1.It is recommended to avoid using Dr.Web Modifier as well as any filtering based on content analysis (that is, avoid setting values to the RejectPartCondition, AcceptPartCondition and MissingHeader  parameters of Dr.Web HeadersFilter plug-in as well as to the RegexForChechecked parameter to Drweb plug-in and etc.). It is recommended because search within MIME objects can significantly reduce message processing. Vaderetro, Dr.Web Modifier and Drweb plug-ins store both message body and headers in RAM memory while processing, so it is recommended to assign the plug-ins to AfterQueueFilters queue (use asynchronous mode).

2.Increase IPC timeout (the IpcTimeout parameter in the [General] section) to 5 minutes, if Drweb plug-in is used.

3.Increase file scanning timeout in Dr.Web Daemon settings as well as the value of the Timeout parameter in Drweb plug-in settings (maximum 10 minutes).

4.Mount directory with messages and Quarantine directory (%var_dir/msgs and %var_dir/infected) into the tmpfs file system, but only if sufficient RAM memory is available in case of large number of messages.

5.Set the maximum size of a message body saved to the internal DB to 1 KB (set MaxBodySizeInDB = 1k in the [MailBase] section).

6.Stop restricting message size and amount of disk space available for Quarantine (set 0 as a value of the MaxSize and MaxNumber parameters in the [Quarantine] section).
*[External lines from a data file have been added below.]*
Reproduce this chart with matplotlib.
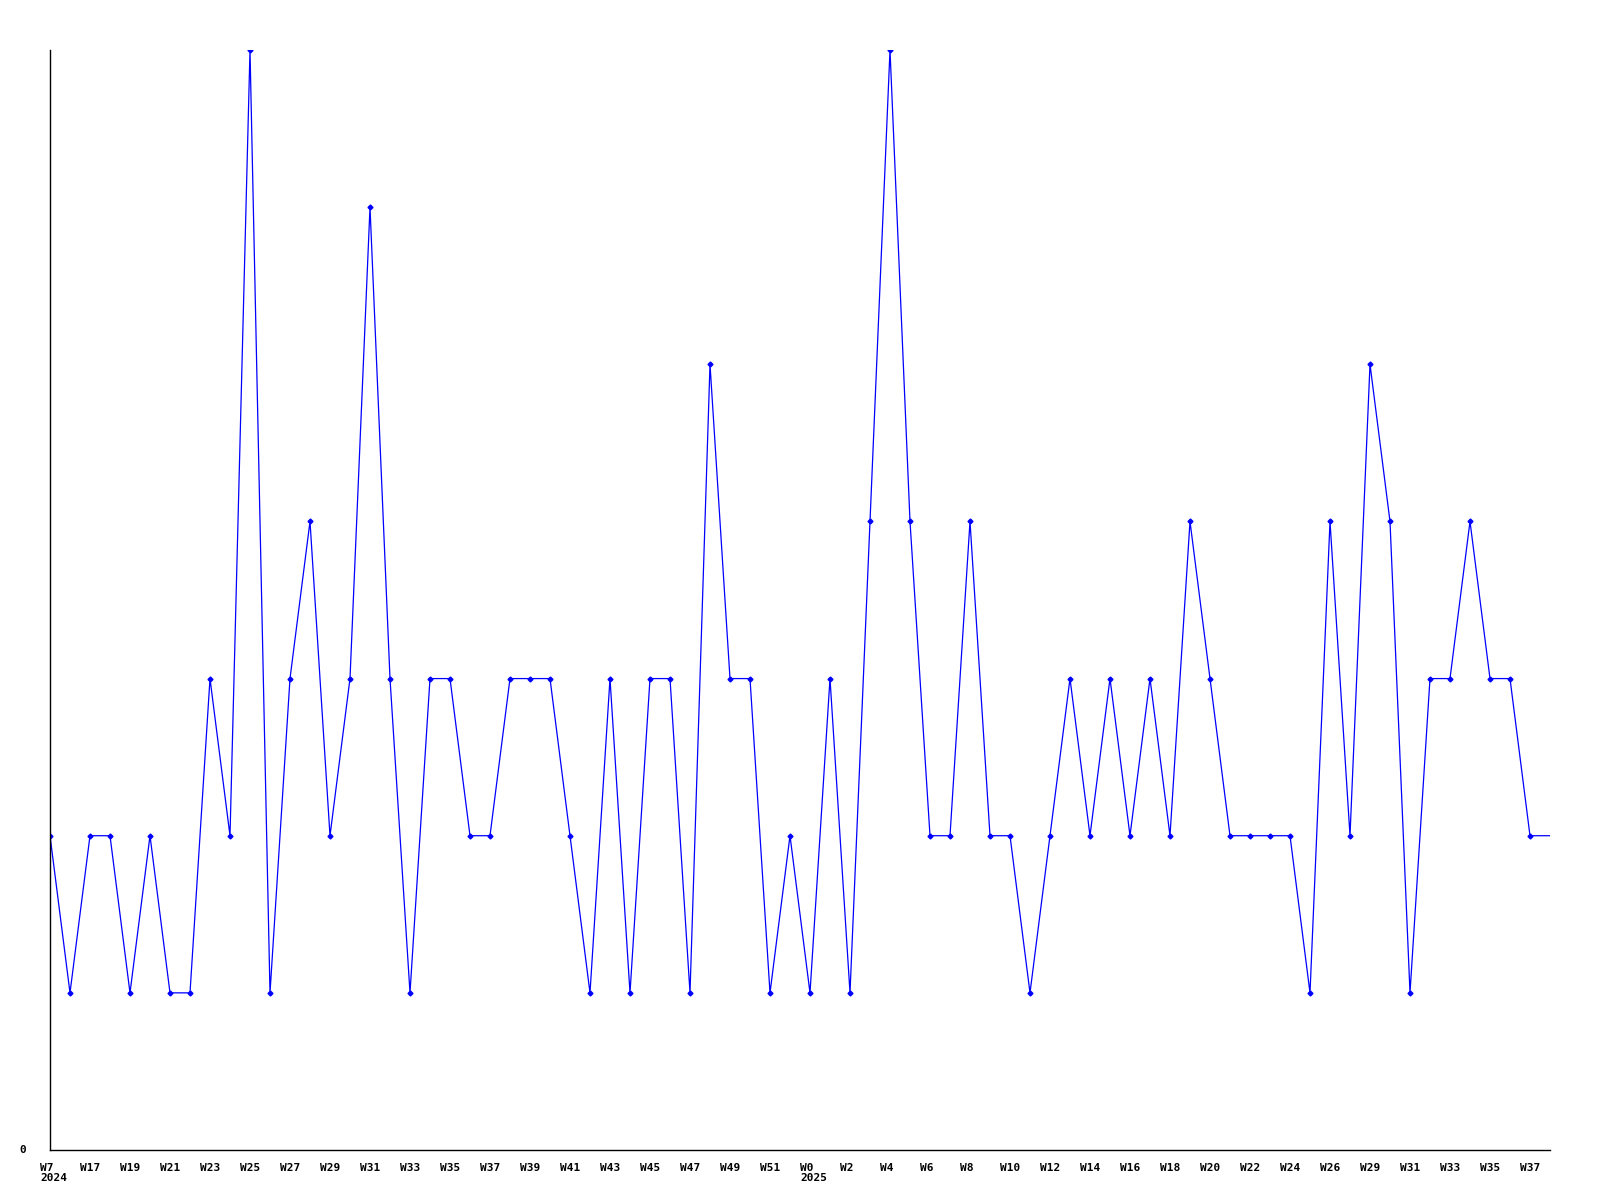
import matplotlib.pyplot as plt
from matplotlib import transforms

# weekly counts (last point is the running week, drawn without a marker)
values = [2, 1, 2, 2, 1, 2, 1, 1, 3, 2, 7, 1, 3, 4, 2, 3, 6, 3, 1, 3,
          3, 2, 2, 3, 3, 3, 2, 1, 3, 1, 3, 3, 1, 5, 3, 3, 1, 2, 1, 3,
          1, 4, 7, 4, 2, 2, 4, 2, 2, 1, 2, 3, 2, 3, 2, 3, 2, 4, 3, 2,
          2, 2, 2, 1, 4, 2, 5, 4, 1, 3, 3, 4, 3, 3, 2, 2]

# one label every second point
week_labels = ['W7', 'W17', 'W19', 'W21', 'W23', 'W25', 'W27', 'W29', 'W31',
               'W33', 'W35', 'W37', 'W39', 'W41', 'W43', 'W45', 'W47', 'W49',
               'W51', 'W0', 'W2', 'W4', 'W6', 'W8', 'W10', 'W12', 'W14',
               'W16', 'W18', 'W20', 'W22', 'W24', 'W26', 'W29', 'W31', 'W33',
               'W35', 'W37']
year_labels = {0: '2024', 19: '2025'}  # index into week_labels

font = dict(family='DejaVu Sans Mono', fontweight='bold', fontsize=8)

fig = plt.figure(figsize=(16, 12), dpi=100)
ax = fig.add_axes([50 / 1600, 50 / 1200, 1500 / 1600, 1100 / 1200])

x = list(range(len(values)))
ax.plot(x, values, color='#0000ff', lw=0.9, marker='D', markersize=2.5,
        markevery=list(range(len(values) - 1)))

ax.set_xlim(0, len(values) - 1)
ax.set_ylim(0, 7)

for s in ['top', 'right']:
    ax.spines[s].set_visible(False)
for s in ['left', 'bottom']:
    ax.spines[s].set_color('black')
    ax.spines[s].set_linewidth(1)

ax.set_xticks([])
ax.set_yticks([])

# y label "0"
ax.text(-0.016, 0, '0', transform=ax.transAxes, ha='right', va='center', **font)

# x labels, left aligned slightly before each tick
trans = transforms.blended_transform_factory(ax.transData, ax.transAxes)
off = transforms.offset_copy(trans, fig=fig, x=-10, y=0, units='dots')
for i, lab in enumerate(week_labels):
    xi = 2 * i
    ax.text(xi, -0.012, lab, transform=off, ha='left', va='top', **font)
    if i in year_labels:
        ax.text(xi, -0.0205, year_labels[i], transform=off, ha='left', va='top', **font)

plt.savefig('out.png', dpi=100)
plt.close(fig)
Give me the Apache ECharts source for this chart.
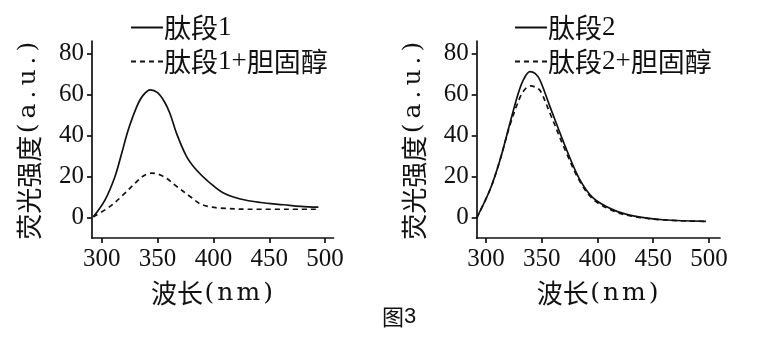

Note that if DBI is used, Quarantine with large messages will be saved to DBMS, that will cause additional load on server. It does not influence Dr.Web MailD operation directly, but can affect the average load on the server.

7.Restrict time to store messages in Quarantine if no special condition is required (controlled with the StoredTime parameter in the [Quarantine] section). Otherwise, they will consume disk space.

8.Control disk space consumed by %var_dir/msgs/out and %var_dir/msgs/out/failed directories, which allows to detect problems with message delivery and keep free space on the disk.

For stable Dr.Web MailD operation, it is required to have more RAM memory than total amount of messages processed per second and multiplied by the average time required for processing, in seconds. At that, limitation on the number of threads in a pool, specified in component pool settings, restricts the total number of messages per second. The average time required for processing one message in seconds depends only on server capacity (with constatnt settings for plug-ins, processing Rules etc.). Thus, the average time must be estimated with the use of Dr.Web MailD logs for the current architecture. To provide stable operation, pools of drweb-receiver (drweb-milter), drweb-maild and drweb-sender modules must have the same number of threads. However, if drweb-sender uses routing configured by the Router parameter value, this module must have more threads in its pool than other modules.

If a time period of 5 seconds, specified in IpcTimeout, is not enough for message processing, balance the load and decrease the number of threads in pools (see above).